= Jane J. Robinson =

American computational linguist

Elizabeth Jane Johnson Robinson (1918 – April 22, 2015) was an American computational linguist who served as president of the Association for Computational Linguistics.

==Life==
Jane Johnson was born in 1918 near Dallas–Fort Worth, and moved with her mother to Los Angeles in the 1920s. She graduated in 1938 with an A.B. in history from the University of California, Los Angeles, in the same year marrying Edward Charles Robinson, a fellow history student at UCLA. She stayed on at UCLA with a graduate fellowship in history while at the same time beginning to raise a family of four children.

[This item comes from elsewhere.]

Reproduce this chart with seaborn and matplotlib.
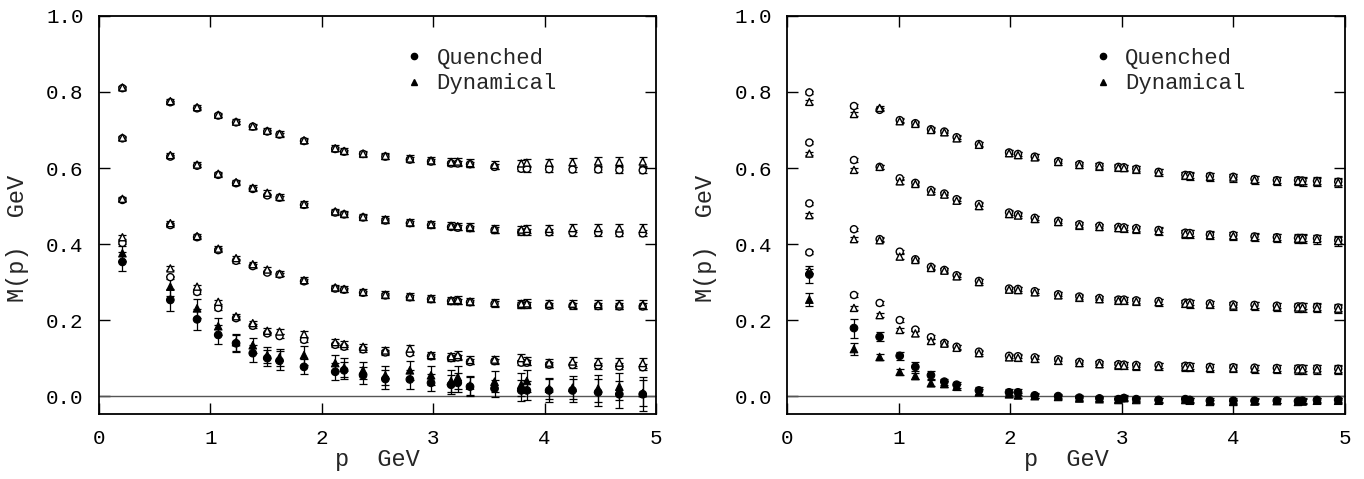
import numpy as np
import pandas as pd
import matplotlib
matplotlib.use("Agg")
import matplotlib.pyplot as plt
from matplotlib.lines import Line2D
import seaborn as sns

# ---------------- left panel ----------------
p_left = [0.21, 0.64, 0.88, 1.07, 1.23, 1.38, 1.51, 1.62, 1.84, 2.12, 2.20, 2.37, 2.57,
          2.79, 2.98, 3.16, 3.22, 3.33, 3.55, 3.79, 3.84, 4.04, 4.25, 4.48, 4.67, 4.88]

left_q1 = [0.810, 0.773, 0.757, 0.738, 0.720, 0.709, 0.696, 0.688, 0.671, 0.650, 0.643, 0.637, 0.630,
           0.622, 0.617, 0.612, 0.612, 0.610, 0.603, 0.598, 0.598, 0.597, 0.596, 0.596, 0.595, 0.594]
left_d1 = [0.812, 0.776, 0.760, 0.740, 0.722, 0.710, 0.698, 0.690, 0.673, 0.652, 0.645, 0.638, 0.632,
           0.625, 0.620, 0.616, 0.617, 0.613, 0.608, 0.612, 0.614, 0.614, 0.615, 0.617, 0.616, 0.617]
left_q2 = [0.678, 0.630, 0.606, 0.582, 0.560, 0.545, 0.528, 0.522, 0.503, 0.483, 0.478, 0.470, 0.462,
           0.455, 0.450, 0.445, 0.443, 0.442, 0.437, 0.432, 0.432, 0.431, 0.430, 0.430, 0.428, 0.428]
left_d2 = [0.680, 0.634, 0.609, 0.585, 0.563, 0.548, 0.535, 0.524, 0.505, 0.486, 0.480, 0.472, 0.465,
           0.457, 0.452, 0.448, 0.447, 0.445, 0.440, 0.438, 0.440, 0.440, 0.442, 0.442, 0.441, 0.440]
left_q3 = [0.516, 0.450, 0.418, 0.384, 0.356, 0.342, 0.325, 0.320, 0.302, 0.283, 0.280, 0.272, 0.265,
           0.260, 0.255, 0.250, 0.250, 0.247, 0.243, 0.240, 0.240, 0.238, 0.238, 0.237, 0.236, 0.236]
left_d3 = [0.519, 0.455, 0.421, 0.388, 0.363, 0.347, 0.333, 0.322, 0.305, 0.286, 0.282, 0.274, 0.267,
           0.262, 0.257, 0.252, 0.253, 0.249, 0.245, 0.243, 0.244, 0.243, 0.243, 0.242, 0.241, 0.240]
left_q4 = [0.403, 0.313, 0.274, 0.232, 0.205, 0.185, 0.165, 0.158, 0.148, 0.135, 0.130, 0.123, 0.115,
           0.113, 0.105, 0.100, 0.102, 0.090, 0.092, 0.088, 0.088, 0.083, 0.082, 0.080, 0.078, 0.076]
left_d4 = [0.418, 0.336, 0.288, 0.248, 0.210, 0.192, 0.172, 0.170, 0.163, 0.142, 0.137, 0.130, 0.120,
           0.125, 0.108, 0.105, 0.108, 0.095, 0.096, 0.100, 0.093, 0.088, 0.091, 0.090, 0.088, 0.087]
left_q5 = [0.353, 0.253, 0.202, 0.161, 0.139, 0.113, 0.100, 0.093, 0.077, 0.064, 0.068, 0.055, 0.045,
           0.044, 0.035, 0.030, 0.035, 0.025, 0.020, 0.015, 0.015, 0.015, 0.015, 0.010, 0.005, 0.005]
left_d5 = [0.376, 0.288, 0.231, 0.184, 0.142, 0.134, 0.108, 0.102, 0.108, 0.087, 0.075, 0.068, 0.055,
           0.068, 0.055, 0.040, 0.050, 0.028, 0.038, 0.030, 0.040, 0.020, 0.022, 0.020, 0.025, 0.008]
left_q5_err = [0.025, 0.030, 0.028, 0.025, 0.022, 0.022, 0.022, 0.025, 0.020, 0.022, 0.022, 0.022, 0.025,
               0.025, 0.022, 0.025, 0.025, 0.025, 0.022, 0.028, 0.025, 0.030, 0.030, 0.035, 0.035, 0.045]
left_d5_err = [0.020, 0.025, 0.025, 0.022, 0.022, 0.020, 0.022, 0.022, 0.025, 0.022, 0.025, 0.022, 0.025,
               0.025, 0.025, 0.028, 0.030, 0.025, 0.028, 0.030, 0.030, 0.028, 0.030, 0.035, 0.035, 0.035]

# ---------------- right panel ----------------
p_right = [0.20, 0.60, 0.83, 1.01, 1.15, 1.29, 1.41, 1.52, 1.72, 1.99, 2.07, 2.22, 2.43, 2.62, 2.80,
           2.97, 3.02, 3.13, 3.33, 3.57, 3.61, 3.79, 4.00, 4.19, 4.39, 4.58, 4.62, 4.75, 4.94]

right_q1 = [0.799, 0.763, 0.753, 0.726, 0.718, 0.702, 0.696, 0.681, 0.663, 0.641, 0.637, 0.630, 0.618, 0.610, 0.606,
            0.603, 0.602, 0.598, 0.590, 0.582, 0.581, 0.579, 0.577, 0.571, 0.568, 0.568, 0.567, 0.566, 0.564]
right_d1 = [0.774, 0.742, 0.758, 0.723, 0.716, 0.700, 0.694, 0.678, 0.661, 0.639, 0.634, 0.628, 0.616, 0.608, 0.604,
            0.601, 0.600, 0.596, 0.588, 0.580, 0.579, 0.577, 0.575, 0.569, 0.566, 0.566, 0.565, 0.564, 0.562]
right_q2 = [0.667, 0.621, 0.603, 0.573, 0.561, 0.542, 0.533, 0.518, 0.505, 0.483, 0.478, 0.469, 0.461, 0.452, 0.448,
            0.445, 0.444, 0.442, 0.437, 0.430, 0.429, 0.425, 0.424, 0.420, 0.418, 0.416, 0.416, 0.415, 0.410]
right_d2 = [0.638, 0.595, 0.603, 0.565, 0.558, 0.538, 0.530, 0.514, 0.500, 0.479, 0.475, 0.466, 0.458, 0.449, 0.445,
            0.442, 0.441, 0.439, 0.434, 0.427, 0.426, 0.423, 0.421, 0.418, 0.416, 0.414, 0.414, 0.413, 0.408]
right_q3 = [0.507, 0.439, 0.413, 0.380, 0.360, 0.340, 0.332, 0.318, 0.303, 0.283, 0.282, 0.276, 0.268, 0.262, 0.258,
            0.254, 0.254, 0.252, 0.250, 0.246, 0.246, 0.244, 0.241, 0.240, 0.238, 0.236, 0.236, 0.235, 0.233]
right_d3 = [0.476, 0.413, 0.410, 0.367, 0.358, 0.337, 0.330, 0.315, 0.300, 0.280, 0.279, 0.273, 0.265, 0.259, 0.255,
            0.251, 0.251, 0.249, 0.247, 0.243, 0.243, 0.241, 0.238, 0.237, 0.235, 0.233, 0.233, 0.232, 0.230]
right_q4 = [0.378, 0.266, 0.245, 0.200, 0.175, 0.155, 0.140, 0.130, 0.117, 0.106, 0.105, 0.102, 0.097, 0.090, 0.087,
            0.084, 0.083, 0.082, 0.081, 0.080, 0.079, 0.077, 0.076, 0.075, 0.074, 0.073, 0.073, 0.073, 0.072]
right_d4 = [0.330, 0.232, 0.213, 0.174, 0.165, 0.145, 0.138, 0.127, 0.113, 0.102, 0.101, 0.098, 0.093, 0.087, 0.084,
            0.081, 0.080, 0.079, 0.078, 0.077, 0.076, 0.074, 0.073, 0.072, 0.071, 0.070, 0.070, 0.070, 0.069]
right_q5 = [0.320, 0.179, 0.156, 0.106, 0.077, 0.055, 0.038, 0.030, 0.015, 0.010, 0.010, 0.002, 0.000, -0.004, -0.006,
            -0.008, -0.005, -0.008, -0.010, -0.008, -0.010, -0.012, -0.012, -0.012, -0.012, -0.013, -0.012, -0.010, -0.010]
right_d5 = [0.254, 0.124, 0.103, 0.064, 0.053, 0.034, 0.032, 0.025, 0.010, 0.005, 0.002, 0.000, -0.002, -0.006, -0.008,
            -0.010, -0.005, -0.010, -0.012, -0.010, -0.012, -0.015, -0.015, -0.014, -0.013, -0.015, -0.014, -0.012, -0.012]
right_q5_err = [0.022, 0.025, 0.012, 0.010, 0.012, 0.010, 0.008, 0.008, 0.010, 0.008, 0.008, 0.006, 0.006, 0.006, 0.006,
                0.008, 0.008, 0.006, 0.006, 0.006, 0.006, 0.006, 0.006, 0.006, 0.006, 0.006, 0.006, 0.006, 0.006]
right_d5_err = [0.016, 0.016, 0.008, 0.008, 0.008, 0.008, 0.008, 0.008, 0.008, 0.006, 0.006, 0.006, 0.006, 0.006, 0.006,
                0.006, 0.006, 0.006, 0.006, 0.006, 0.006, 0.006, 0.006, 0.006, 0.006, 0.006, 0.006, 0.006, 0.006]

x_ticks = [0, 1, 2, 3, 4, 5]
y_ticks = [0.0, 0.2, 0.4, 0.6, 0.8, 1.0]
legend_labels = ["Quenched", "Dynamical"]


def open_errors(values, kind):
    # small statistical errors on the heavier-mass curves, growing with p
    v = np.asarray(values, dtype=float)
    n = len(v)
    base = 0.004 if kind == "Quenched" else 0.005
    grow = np.linspace(0.0, 0.004 if kind == "Quenched" else 0.007, n)
    return base + grow


def build_frame(p, curves, filled_err):
    rows = []
    for idx, (q, d) in enumerate(curves):
        is_filled = idx == len(curves) - 1
        for kind, vals in (("Quenched", q), ("Dynamical", d)):
            if is_filled:
                errs = filled_err[kind]
            else:
                errs = open_errors(vals, kind)
            for pi, vi, ei in zip(p, vals, errs):
                rows.append({"p": pi, "M": vi, "err": ei, "curve": idx,
                             "kind": kind, "filled": is_filled})
    return pd.DataFrame(rows)


left_df = build_frame(p_left,
                      [(left_q1, left_d1), (left_q2, left_d2), (left_q3, left_d3),
                       (left_q4, left_d4), (left_q5, left_d5)],
                      {"Quenched": left_q5_err, "Dynamical": left_d5_err})
right_df = build_frame(p_right,
                       [(right_q1, right_d1), (right_q2, right_d2), (right_q3, right_d3),
                        (right_q4, right_d4), (right_q5, right_d5)],
                       {"Quenched": right_q5_err, "Dynamical": right_d5_err})

sns.set_theme(style="ticks")
plt.rcParams["font.family"] = ["Liberation Mono", "DejaVu Sans"]
plt.rcParams["xtick.direction"] = "in"
plt.rcParams["ytick.direction"] = "in"

fig = plt.figure(figsize=(13.64, 4.79), dpi=100)
fig.patch.set_facecolor("white")
ax_l = fig.add_axes([0.0726, 0.1357, 0.4084, 0.831])
ax_r = fig.add_axes([0.577, 0.1357, 0.409, 0.831])

marker_map = {"Quenched": "o", "Dynamical": "^"}

for ax, df in ((ax_l, left_df), (ax_r, right_df)):
    ax.axhline(0.0, color="#555555", lw=1.0, zorder=1)
    # error bars
    for kind in legend_labels:
        sub = df[df["kind"] == kind]
        ax.errorbar(sub["p"], sub["M"], yerr=sub["err"], fmt="none",
                    ecolor="black", elinewidth=0.9, capsize=2.6, capthick=0.9, zorder=2)
    # open symbols
    sns.scatterplot(data=df[~df["filled"]], x="p", y="M", style="kind",
                    markers=marker_map, style_order=legend_labels, ax=ax,
                    color="white", edgecolor="black", linewidth=1.0, s=26,
                    legend=False, zorder=3)
    # filled symbols
    sns.scatterplot(data=df[df["filled"]], x="p", y="M", style="kind",
                    markers=marker_map, style_order=legend_labels, ax=ax,
                    color="black", edgecolor="black", linewidth=0.8, s=30,
                    legend=False, zorder=4)

    ax.set_xlim(0, 5)
    ax.set_ylim(-0.047, 1.0)
    ax.set_xticks(x_ticks)
    ax.set_yticks(y_ticks)
    ax.set_xticklabels([str(t) for t in x_ticks])
    ax.set_yticklabels([f"{t:.1f}" for t in y_ticks])
    ax.tick_params(axis="both", which="major", direction="in", length=8, width=1.0,
                   top=True, right=True, labelsize=15, colors="black", pad=11)
    for side in ("left", "bottom", "top", "right"):
        ax.spines[side].set_visible(True)
        ax.spines[side].set_color("black")
        ax.spines[side].set_linewidth(1.3)
    ax.set_xlabel("p  GeV", fontsize=17, labelpad=0)
    ax.set_ylabel("M(p)  GeV", fontsize=17)
    ax.yaxis.set_label_coords(-0.126, 0.44)

    handles = [Line2D([], [], linestyle="none", marker="o", color="black", markersize=4.5),
               Line2D([], [], linestyle="none", marker="^", color="black", markersize=4.5)]
    ax.legend(handles, legend_labels, loc="upper left", bbox_to_anchor=(0.53, 0.943),
              frameon=False, fontsize=16, handlelength=1.0, handletextpad=0.5,
              labelspacing=0.22, borderaxespad=0)

fig.savefig("out.png", dpi=100, facecolor="white")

After completing her Ph.D. in 1946, with the dissertation The Early Life of John Lilburne: A Study in Puritan Political Thought concerning John Lilburne, she found that the only academic positions in history open at the time were limited to men. Instead, she worked as an English instructor at UCLA and California State University, Los Angeles, becoming the sole supporter of her family after the death of her husband in the late 1950s. As an English instructor, she began learning about computational linguistics and transformational grammar with the idea that it might help her teach English to engineers.

In the 1950s, she began working with David G. Hays on natural language processing at the RAND Corporation. She moved to IBM Research and the Thomas J. Watson Research Center in the 1960s, and to SRI International in 1973. She was part of the PATR group in the Artificial Intelligence Center at SRI International. Her work involved natural language processing and grammar formalisms. She continued to work there for 14 years until she retired. She served as the president of the Association for Computational Linguistics in 1982, and retired in 1987.

Her personal interests included poetry and backpacking. She died on April 22, 2015.

==Research and selected publications==
Robsinson's research interests involved the uses of grammars in computational linguistics, including the interplay between formal grammar and the details of the natural languages they are used to describe, transformations between dependency grammar and phrase structure grammar, and grammars for the incorrect use of language.

Her publications included:
- Robinson, Jane J. (1965). "Proceedings of the 1965 Conference on Computational Linguistics (COLING '65)"
- Robinson, Jane J. (1967). "Proceedings of the 1967 Conference on Computational Linguistics (COLING '67)"
In 1965, Robinson and other researchers wrote a series of papers for the International Conference on Computational Linguistics called COLING 1965. She wrote the paper titled Endocentric Constructions and the Cocke Parsing Logic. The paper goes into depth about how computers understanding sentence structure through syntactic analysis, can be made simpler by separating grammar rules from computer routines.

- Robinson, Jane J. (1970). "Case, category, and configuration"
- Robinson, Jane J. (1970). "Dependency structures and transformational rules"
- Kuno, Susumu (1972). "Multiple wh questions"
- Robinson, Jane J. (1982). "DIAGRAM: a grammar for dialogues"
- Sheiber, S.M. (1984). "Notes from the Unification Underground: A Compilation of Papers on Unification-Based Grammar Formalisms"

In 1981, Robinson and other contributing researchers wrote Research on Natural-Language Processing at SRI, which was published on SRI International. Robinson and Kurt Konolige wrote the paper Computational Aspects of the Use of Metarules in Formal Grammars. They describe the use of metarules and their use to create formal grammar in English. Their main goal is to find out if metarules can interact to create a reasonable amount of rules and correct grammar.